Prochaine étape : collecte trimestrielle sécurisée
La feuille de route adoptée à Igné prévoit une phase pilote dès janvier prochain. Les administrations partenaires devront transmettre leurs bases brutes au sein d’un entrepôt numérique géré par l’INS. Un algorithme de rapprochement contrôlera les doublons avant la diffusion d’un tableau de bord unifié.
Les données seront ensuite validées lors de sessions trimestrielles regroupant les points focaux. Ce calendrier rapproché ambitionne de réduire le délai de publication actuellement estimé à plus d’un an. Les entreprises exportatrices disposeront plus rapidement d’indicateurs pour anticiper les variations de la demande internationale.
Sur le terrain, plusieurs opérateurs privés saluent la démarche. UniCongo considère qu’une statistique fiable renforcera la compétitivité du port de Pointe-Noire face aux hubs régionaux. La Chambre de commerce de Brazzaville espère, elle, disposer de séries régionales pour aiguiller la diversification industrielle.
À l’issue de l’atelier, les participants ont adopté un projet de décret précisant les obligations de transmission des données et les règles de confidentialité. Le texte sera transmis au gouvernement pour approbation. Une fois promulgué, il donnera une base légale solide au nouveau dispositif.

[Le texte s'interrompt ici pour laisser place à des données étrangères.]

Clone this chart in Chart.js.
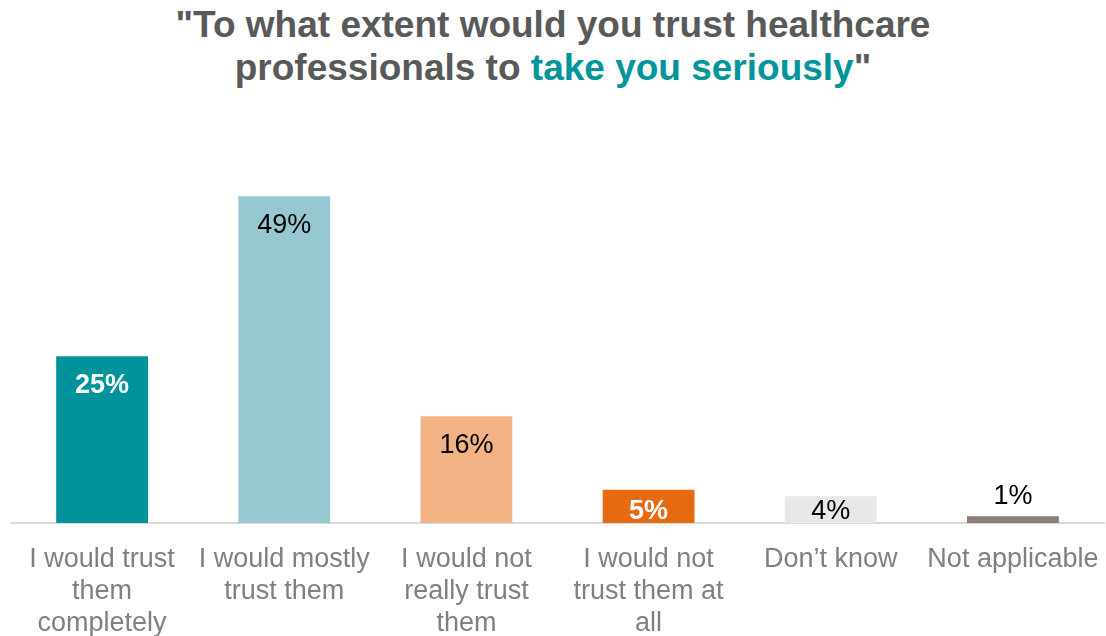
<!DOCTYPE html>
<html>
<head>
<meta charset="utf-8">
<script src="https://cdn.jsdelivr.net/npm/chart.js@4/dist/chart.umd.min.js"></script>
<style>
  html, body { margin: 0; padding: 0; background: #fff; }
  #wrap { position: relative; width: 1106px; height: 636px; overflow: hidden; }
  #titulo {
    position: absolute; left: 0; top: 3px; width: 1106px;
    text-align: center; font-family: "Liberation Sans", Arial, sans-serif;
    font-weight: bold; font-size: 37px; line-height: 43px; color: #595959;
  }
  #titulo .acento { color: #00959A; }
  canvas { position: absolute; left: 0; top: 0; }
</style>
</head>
<body>
<div id="wrap">
  <div id="titulo">"To what extent would you trust healthcare<br>professionals to <span class="acento">take you seriously</span>"</div>
  <canvas id="grafica" width="1106" height="636"></canvas>
</div>
<script>
// --- Datos ---
const categorias = [
    ['I would trust', 'them', 'completely'],
    ['I would mostly', 'trust them'],
    ['I would not', 'really trust', 'them'],
    ['I would not', 'trust them at', 'all'],
    'Don’t know',
    'Not applicable'
];
const porcentajes = [25, 49, 16, 5, 4, 1];

// --- Estilo de cada barra ---
const coloresBarras = ['#00939B', '#97C7D1', '#F2B384', '#E66A0F', '#E9E8E6', '#8C7D76'];
const coloresEtiqueta = ['#ffffff', '#000000', '#000000', '#ffffff', '#000000', '#000000'];
const etiquetaNegrita = [true, false, false, true, false, false];

// Etiquetas de valor dentro de la barra (o encima si la barra es muy baja)
const etiquetasValor = {
    id: 'etiquetasValor',
    afterDatasetsDraw(chart) {
        const { ctx } = chart;
        const meta = chart.getDatasetMeta(0);
        ctx.save();
        ctx.textAlign = 'center';
        ctx.textBaseline = 'middle';
        meta.data.forEach((barra, i) => {
            const alto = barra.base - barra.y;
            let y;
            if (alto < 15) {
                y = barra.y - 20;
            } else {
                y = Math.min(barra.y + 29, barra.base - 11);
            }
            ctx.font = (etiquetaNegrita[i] ? 'bold ' : '') + '27px "Liberation Sans", Arial, sans-serif';
            ctx.fillStyle = coloresEtiqueta[i];
            ctx.fillText(porcentajes[i] + '%', barra.x, y);
        });
        ctx.restore();
    }
};

new Chart(document.getElementById('grafica'), {
    type: 'bar',
    data: {
        labels: categorias,
        datasets: [{
            data: porcentajes,
            backgroundColor: coloresBarras,
            borderWidth: 0,
            categoryPercentage: 1,
            barPercentage: 0.504
        }]
    },
    options: {
        responsive: false,
        animation: false,
        layout: { padding: { top: 123, left: 11, right: 2, bottom: 0 } },
        plugins: {
            legend: { display: false },
            tooltip: { enabled: false },
            title: { display: false }
        },
        scales: {
            x: {
                grid: { display: false },
                border: { display: true, color: '#D9D9D9', width: 2 },
                ticks: {
                    color: '#808080',
                    font: { family: '"Liberation Sans", Arial, sans-serif', size: 27, lineHeight: 1.2 },
                    padding: 12,
                    maxRotation: 0,
                    autoSkip: false
                },
                afterFit: (escala) => {
                    escala.height = 113;
                    // sin margen extra a los lados por el ancho de las etiquetas
                    escala.paddingLeft = 0;
                    escala.paddingRight = 0;
                }
            },
            y: {
                display: false,
                min: 0,
                max: 60
            }
        }
    },
    plugins: [etiquetasValor]
});
</script>
</body>
</html>
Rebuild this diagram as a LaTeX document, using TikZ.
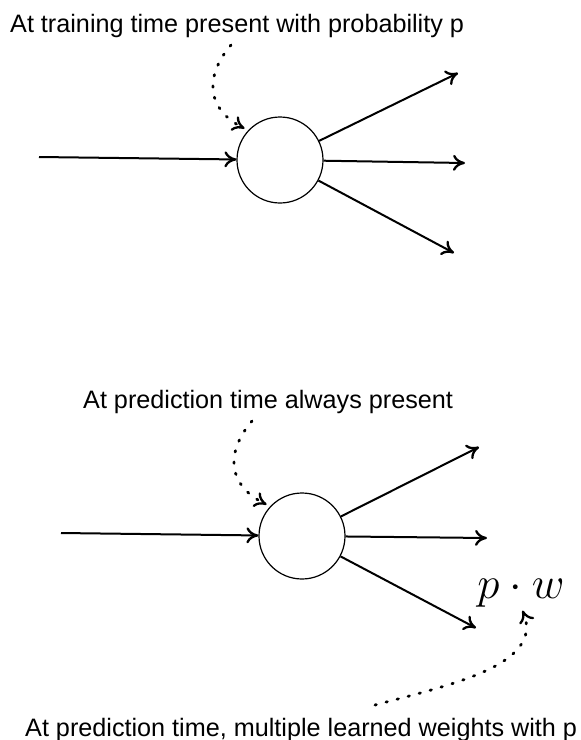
\RequirePackage{fix-cm}
\documentclass[tikz,border=0pt]{standalone}
\usepackage{fontspec}
\setmainfont{Liberation Sans}
\usetikzlibrary{arrows.meta}

\tikzset{
  neuron/.style={circle, draw, line width=1.2pt, minimum size=86pt, inner sep=0pt},
  label/.style={anchor=base west, inner sep=0pt, font=\fontsize{25.2}{30}\selectfont},
  edge/.style={->, line width=2pt},
  pointer/.style={->, line width=2.8pt, dash pattern=on 1.4pt off 10pt, line cap=round, shorten >=4pt}
}

\begin{document}
\begin{tikzpicture}[x=1pt, y=-1pt, >={Computer Modern Rightarrow[length=12pt, width=16pt, line width=2.3pt]}]
    \useasboundingbox (0,0) rectangle (581,740);

    % Training time
    \node[label] (train) at (10,32) {At training time present with probability p};
    \node[neuron] (n1) at (280,160) {};
    \coordinate (in1) at (39,157);
    \coordinate (up1) at (458,73);
    \coordinate (mid1) at (465,163);
    \coordinate (low1) at (454,253);
    \draw[edge] (in1) -- (n1);
    \draw[edge] (n1) -- (up1);
    \draw[edge] (n1) -- (mid1);
    \draw[edge] (n1) -- (low1);
    \coordinate (s1) at (231,45);
    \draw[pointer] (s1) .. controls (203,78) and (208,110) .. (n1.137);

    % Prediction time
    \node[label] (pred) at (83,408) {At prediction time always present};
    \node[neuron] (n2) at (302,536) {};
    \coordinate (in2) at (61,533);
    \coordinate (up2) at (479,447);
    \coordinate (mid2) at (487,538);
    \coordinate (low2) at (476,628);
    \draw[edge] (in2) -- (n2);
    \draw[edge] (n2) -- (up2);
    \draw[edge] (n2) -- (mid2);
    \draw[edge] (n2) -- (low2);
    \coordinate (s2) at (252,421);
    \draw[pointer] (s2) .. controls (224,454) and (229,486) .. (n2.137);

    % Scaled weights
    \node[anchor=base, inner sep=0pt, font=\fontsize{45}{50}\selectfont] (pw) at (521,598) {$p\cdot w$};
    \node[label] (weights) at (25,736) {At prediction time, multiple learned weights with p};
    \coordinate (s3) at (375,705);
    \draw[pointer] (s3) .. controls (450,685) and (545,665) .. (pw.south);
\end{tikzpicture}
\end{document}
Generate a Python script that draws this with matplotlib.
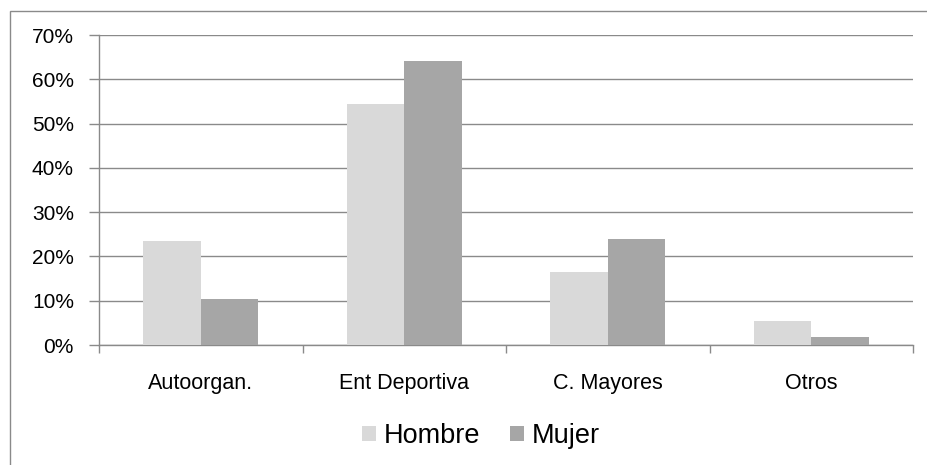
import matplotlib
matplotlib.use('Agg')
from matplotlib import pyplot as plt
from matplotlib.patches import Rectangle
from matplotlib.ticker import PercentFormatter, FixedLocator
import numpy as np

plt.rcParams['font.family'] = ['Liberation Sans', 'DejaVu Sans']

categories = ['Autoorgan.', 'Ent Deportiva', 'C. Mayores', 'Otros']
hombre = [23.5, 54.5, 16.4, 5.5]
mujer = [10.3, 64.2, 23.9, 1.7]
series_names = ['Hombre', 'Mujer']
yticks = [0, 10, 20, 30, 40, 50, 60, 70]

grid_col = '#8a8a8a'
col_h = '#d9d9d9'
col_m = '#a6a6a6'

fig = plt.figure(figsize=(9.28, 4.65), dpi=100)
ax = fig.add_axes([99 / 928, 1 - 345 / 465, (913 - 99) / 928, (345 - 35) / 465])

# outer chart border (cut off at right and bottom like the original)
fig.patches.append(Rectangle((10 / 928, -0.1), 1.2, 1 - 11.5 / 465 + 0.1,
                             transform=fig.transFigure, fill=False,
                             edgecolor=grid_col, linewidth=1.0))

x = np.arange(len(categories))
w = 0.283
ax.bar(x - w / 2, hombre, w, color=col_h, label=series_names[0], zorder=3)
ax.bar(x + w / 2, mujer, w, color=col_m, label=series_names[1], zorder=3)

ax.set_xlim(-0.5, len(categories) - 0.5)
ax.set_ylim(0, 70)
ax.set_yticks(yticks)
ax.yaxis.set_major_formatter(PercentFormatter(decimals=0))
ax.yaxis.grid(True, color=grid_col, linewidth=1.0, zorder=0)
ax.set_axisbelow(True)

# category labels centered, tick marks at boundaries
ax.set_xticks(x)
ax.set_xticklabels(categories)
ax.tick_params(axis='x', which='major', length=0, pad=20, labelsize=15.5)
ax.xaxis.set_minor_locator(FixedLocator(np.arange(-0.5, len(categories), 1.0)))
ax.tick_params(axis='x', which='minor', length=6, width=1.0, color=grid_col)
ax.tick_params(axis='y', length=7, width=1.0, color=grid_col, pad=11, labelsize=15)

for s in ['top', 'right']:
    ax.spines[s].set_visible(False)
for s in ['left', 'bottom']:
    ax.spines[s].set_color(grid_col)
    ax.spines[s].set_linewidth(1.0)

leg = fig.legend(loc='center', bbox_to_anchor=(481 / 928, 1 - 436 / 465), ncol=2,
                 frameon=False, fontsize=19.5, handlelength=0.5, handleheight=0.5,
                 handletextpad=0.3, columnspacing=1.1)

plt.savefig('out.png', dpi=100)
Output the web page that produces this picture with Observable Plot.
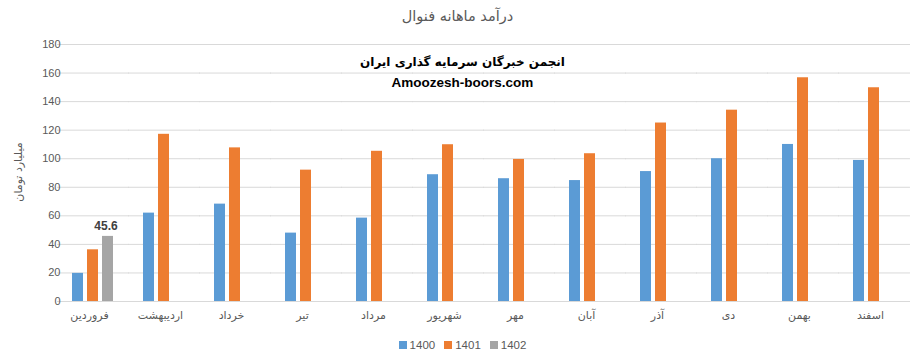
<!DOCTYPE html>
<html><head><meta charset="utf-8">
<script src="https://cdn.jsdelivr.net/npm/d3@7"></script>
<script src="https://cdn.jsdelivr.net/npm/@observablehq/plot@0.6"></script>
<style>
html,body{margin:0;padding:0;background:#fff;}
#wrap{position:relative;width:915px;height:361px;font-family:"Liberation Sans","DejaVu Sans",sans-serif;}
#title{height:30px;line-height:32px;text-align:center;font-size:14.5px;color:#595959;font-family:"DejaVu Sans",sans-serif;}
#legend{height:28px;display:flex;justify-content:center;align-items:center;gap:9px;font-size:11.5px;color:#595959;padding-left:10px;}
#legend span.sw{display:inline-block;width:8px;height:8px;margin-right:3px;}
.wm{position:absolute;left:0;width:925px;text-align:center;color:#000;font-weight:bold;}
#ylab{position:absolute;left:18px;top:172px;transform:translate(-50%,-50%) rotate(-90deg);font-size:11px;color:#595959;white-space:nowrap;font-family:"DejaVu Sans",sans-serif;}
</style></head>
<body>
<div id="wrap">
  <div id="title"></div>
  <div id="chart"></div>
  <div id="legend"></div>
  <div class="wm" id="wm1" style="top:55px;font-size:12px;font-family:'DejaVu Sans',sans-serif;"></div>
  <div class="wm" id="wm2" style="top:75px;font-size:13.5px;font-family:'Liberation Sans',sans-serif;"></div>
  <div id="ylab"></div>
</div>
<script>
const titleText = "درآمد ماهانه فنوال";
const yLabel = "میلیارد تومان";
const watermark1 = "انجمن خبرگان سرمایه گذاری ایران";
const watermark2 = "Amoozesh-boors.com";
const months = ["فروردین","اردیبهشت","خرداد","تیر","مرداد","شهریور","مهر","آبان","آذر","دی","بهمن","اسفند"];
const years = ["1400","1401","1402"];
const colors = ["#5B9BD5","#ED7D31","#A5A5A5"];
const v1400 = [19.7, 61.9, 68.2, 47.9, 58.4, 88.8, 86.0, 84.7, 91.0, 100.0, 110.0, 98.8];
const v1401 = [36.2, 117.1, 107.6, 92.0, 105.2, 109.8, 99.5, 103.5, 125.0, 134.0, 156.7, 149.7];
const v1402 = [45.6];
const yTicks = [0,20,40,60,80,100,120,140,160,180];

document.getElementById("title").textContent = titleText;
document.getElementById("ylab").textContent = yLabel;
document.getElementById("wm1").textContent = watermark1;
document.getElementById("wm2").textContent = watermark2;

const series = [v1400, v1401, v1402];
const rows = [];
months.forEach((m, i) => {
  series.forEach((s, k) => {
    if (s[i] != null) rows.push({month: m, year: years[k], value: s[i]});
  });
});

const W = 915, mL = 58, mR = 5;
const padIn = 0.38, padOut = 0.19;
const step = (W - mL - mR) / (months.length - padIn + 2 * padOut);
const gapHalf = step * padOut + 0.5;

const chart = Plot.plot({
  width: W, height: 301,
  marginTop: 14, marginBottom: 30, marginLeft: mL, marginRight: mR,
  style: {fontFamily: "'Liberation Sans','DejaVu Sans',sans-serif", fontSize: "11px", color: "#595959", background: "white"},
  fx: {domain: months, paddingInner: padIn, paddingOuter: padOut, label: null},
  x: {domain: years, paddingInner: 0.24, paddingOuter: 0, axis: null},
  y: {domain: [0, 180], label: null},
  color: {domain: years, range: colors},
  marks: [
    Plot.ruleY(yTicks, {stroke: "#d9d9d9", strokeWidth: 1, insetLeft: -gapHalf, insetRight: -gapHalf}),
    Plot.axisY(yTicks, {tickSize: 0, tickPadding: 11, label: null, fontSize: 11}),
    Plot.axisFx({anchor: "bottom", tickSize: 0, tickPadding: 10, label: null, fontSize: 11, fontFamily: "'DejaVu Sans',sans-serif", dx: -4}),
    Plot.barY(rows, {fx: "month", x: "year", y: "value", fill: "year"}),
    Plot.text(rows.filter(d => d.year === "1402"), {fx: "month", x: "year", y: "value", text: d => d.value.toFixed(1), dy: -10, dx: -2, fontWeight: "bold", fill: "#404040", fontSize: 12})
  ]
});
document.getElementById("chart").appendChild(chart);

const lg = document.getElementById("legend");
years.forEach((y, k) => {
  const item = document.createElement("div");
  item.innerHTML = `<span class="sw" style="background:${colors[k]}"></span>${y}`;
  lg.appendChild(item);
});
</script>
</body></html>
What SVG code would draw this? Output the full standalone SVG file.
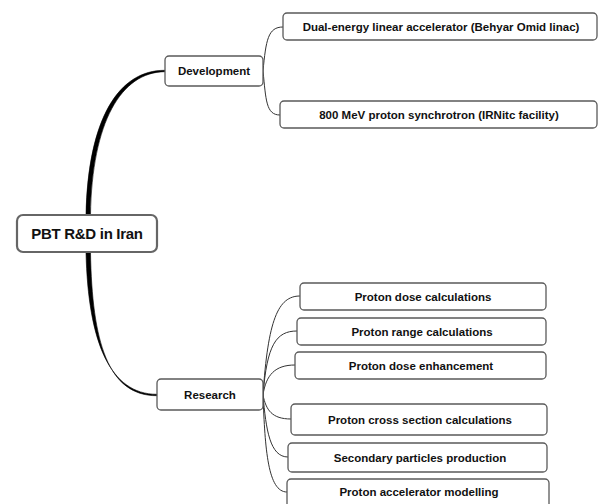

En attendant, l’INS se prépare à former une première cohorte de statisticiens-analystes capables de croiser sources douanières, déclarations bancaires et rapports d’entreprises. « Les utilisateurs jugeront notre réussite à la régularité des publications », confie Amzy Perdya Gnalabeka. Le chronomètre est désormais lancé.
Le ministère de l’Économie voit dans cette évolution un outil de pilotage budgétaire. « Nous pourrons ajuster plus vite nos prévisions de recettes douanières », assure un conseiller. La mesure pourrait aussi alimenter le futur système de traçabilité des recettes non pétrolières en préparation.